Friday, October 23, 2009

Puerto Rico's Southwest

The town hall in Lajas, which houses the mayor's office.

My work on a book about United States Supreme Court Justice Sonia Sotomayor, whose mother comes from Lajas, brought me to this small town in the southwest corner of the island. The nineteenth-century town hall faces the plaza, which is dominated by a bright yellow church from the same era.

I was sad to leave. It had been my good fortune to drive along back roads where locals ride elegant Paso Fino horses and canopies of fruit trees block out the sun. It had been an even greater gift to visit a remote neighborhood in which people live in simple houses pounded into a rocky hillside, surrounded by papaya, mango, anona, banana, lemon, orange and carambola trees. They told me they live off the fruit, which I could almost reach out and pluck from their open-air rooms.
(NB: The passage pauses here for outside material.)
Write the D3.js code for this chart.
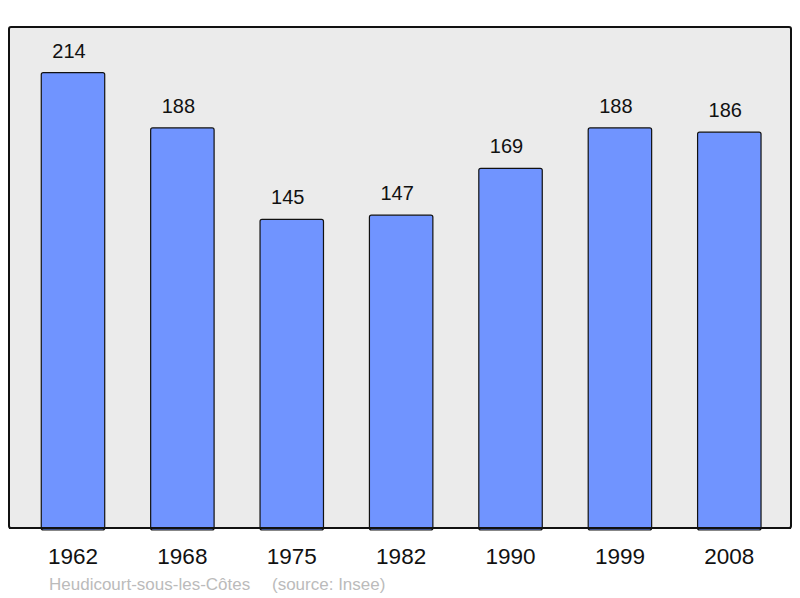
<!DOCTYPE html>
<html>
<head>
<meta charset="utf-8">
<script src="https://cdn.jsdelivr.net/npm/d3@7"></script>
<style>
  body { margin: 0; background: #fff; }
  text { font-family: "Liberation Sans", Arial, sans-serif; }
</style>
</head>
<body>
<svg width="800" height="598"></svg>
<script>
// population by census year
const years = ["1962", "1968", "1975", "1982", "1990", "1999", "2008"];
const population = [214, 188, 145, 147, 169, 188, 186];
const placeName = "Heudicourt-sous-les-Côtes";
const sourceNote = "(source: Insee)";

const frame = {left: 9, top: 27, right: 791, bottom: 528};

const svg = d3.select("svg");

// grey plot frame
svg.append("rect")
   .attr("x", frame.left)
   .attr("y", frame.top)
   .attr("width", frame.right - frame.left)
   .attr("height", frame.bottom - frame.top)
   .attr("rx", 2)
   .attr("fill", "#ebebeb")
   .attr("stroke", "#111")
   .attr("stroke-width", 2);

const x = d3.scaleBand()
            .domain(years)
            .range([18.3, 784])
            .paddingInner(0.42)
            .paddingOuter(0.21);

const y = d3.scaleLinear()
            .domain([0, d3.max(population) * 1.1])
            .range([frame.bottom, frame.top]);

const data = years.map((yr, i) => ({year: yr, value: population[i]}));

// bars
svg.append("g")
   .selectAll("rect")
   .data(data)
   .join("rect")
   .attr("x", d => x(d.year))
   .attr("y", d => y(d.value))
   .attr("width", x.bandwidth())
   .attr("height", d => frame.bottom - y(d.value) + 2)
   .attr("rx", 2)
   .attr("fill", "#7094ff")
   .attr("stroke", "#111")
   .attr("stroke-width", 1.2);

// redraw frame bottom line over bars
svg.append("line")
   .attr("x1", frame.left)
   .attr("x2", frame.right)
   .attr("y1", frame.bottom)
   .attr("y2", frame.bottom)
   .attr("stroke", "#111")
   .attr("stroke-width", 2);

// value labels (sit a little left of bar centre, like the original)
svg.append("g")
   .selectAll("text")
   .data(data)
   .join("text")
   .attr("x", d => x(d.year) + x.bandwidth() / 2 - 4)
   .attr("y", d => y(d.value) - 15)
   .attr("text-anchor", "middle")
   .attr("font-size", 20)
   .attr("fill", "#111")
   .text(d => d.value);

// year labels
svg.append("g")
   .selectAll("text")
   .data(years)
   .join("text")
   .attr("x", d => x(d) + x.bandwidth() / 2)
   .attr("y", 564)
   .attr("text-anchor", "middle")
   .attr("font-size", 22.5)
   .attr("fill", "#111")
   .text(d => d);

// footer
const footer = svg.append("g")
   .attr("font-size", 17)
   .attr("fill", "#bbb");
footer.append("text")
   .attr("x", 49)
   .attr("y", 590)
   .text(placeName);
footer.append("text")
   .attr("x", 272)
   .attr("y", 590)
   .text(sourceNote);
</script>
</body>
</html>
Since coming home, I find myself revisiting them throughout the day, imagining them embraced in all that green and birdsong, holding avocados and sensing if they need to ripen for one more day, or two.


Isla de Ratones, a swimming spot reached by boat from Cabo Rojo .




The lighthouse at Punta Jaguey, overlooking 200-foot limestone cliffs. I had the luxury of being alone in this place for a good chunk of time late one afternoon and later wrote in my journal: "Is it possible to fall in love with a place? As if it were a person?" My emotional response was compounded by the fact that one month earlier I had dreamed about standing there, looking out at the sea from those cliffs, before I knew the place existed. Can a place call out to you in your sleep?

Sunset from Punta Jaguey.


Variations on the Sea
94

Francisco Matos Paoli
(transl. Frances R. Aparicio)


Man:
something false which triumphs.

Poet:
something true
that weeps.

The Sea: a diamond
fluctuating
between the two.


3 comments:

  1. Beautiful images. Thank you. Looking at these, and thinking of where Justic Sotomayor grew up, it must have been an act of desperation as well as courage for her mothter to leave.